Graham Symonds

Personal information
- Born: 21 March 1936 Coventry, England
- Died: 2 June 2006 (aged 70) Essex, England

Sport
- Sport: Swimming
- Event(s): Butterfly, Backstroke, Breaststroke, Freestyle
- Club: Coventry SC

Medal record
Swimming
Representing England
British Empire & Commonwealth Games
| Silver medal – second place | 1958 Cardiff | 220y butterfly |
| Bronze medal – third place | 1958 Cardiff | medley relay |
Representing Great Britain
European Championships
| Bronze medal – third place | 1958 Budapest | 200 m butterfly |

= Graham Symonds =

English swimmer (1937–2006)

Graham Henry Symonds (21 March 1937 – 2 June 2006) was an English swimmer who competed at the 1956 Summer Olympics.

== Biography ==
Symonds was born in Coventry and studied at the Coventry Art School.
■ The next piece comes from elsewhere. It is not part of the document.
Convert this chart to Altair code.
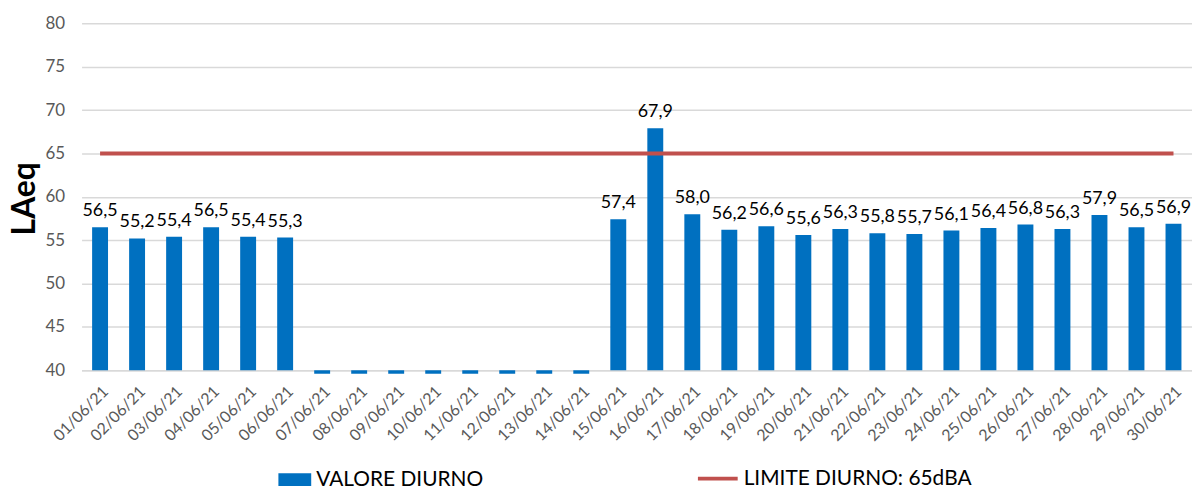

He was first coached by his father Sid Symonds, a semi-professional football player.

At the 1956 Olympic Games in Melbourne, Symonds represented Great Britain in the 200 metres butterfly event but did not reach the finals. He did however win a bronze medal in the 200 metres butterfly at the 1958 European Aquatics Championships.

In May 1958 he took part in the Empire Games trials in Blackpool and subsequently represented the English team at the 1958 British Empire and Commonwealth Games in Cardiff, Wales. He competed in the 220 yards butterfly, event, winning a silver medal and helped England claim the bronze medal in the final of the men's 4 x 110 yards medley relay, with Graham Sykes, Christopher Walkden and Neil McKechnie.

He won the 1954 ASA National Championship 440 yards freestyle title and the 220 yards butterfly title in 1955.

After retiring from swimming he worked at the technical publications department of the Armstrong Siddeley's aircraft division. He then designed tractors at Massey Ferguson, worked for Chrysler Rootes, and in 1967 joined Ford. In the 1980s–90s he worked in Dearborn, Michigan, US, designing medium and large trucks, such as Ford Transit. During that time he also competed in masters swimming. He returned to UK in 1998 to assume the post of assistant director of design of small and medium Ford vehicles at Dunton Wayletts, Essex. He retired in 2002 and died in 2006 in Essex, leaving wife Ina and children Heather, Brett and Andrea and brother Robert Bruce Symonds.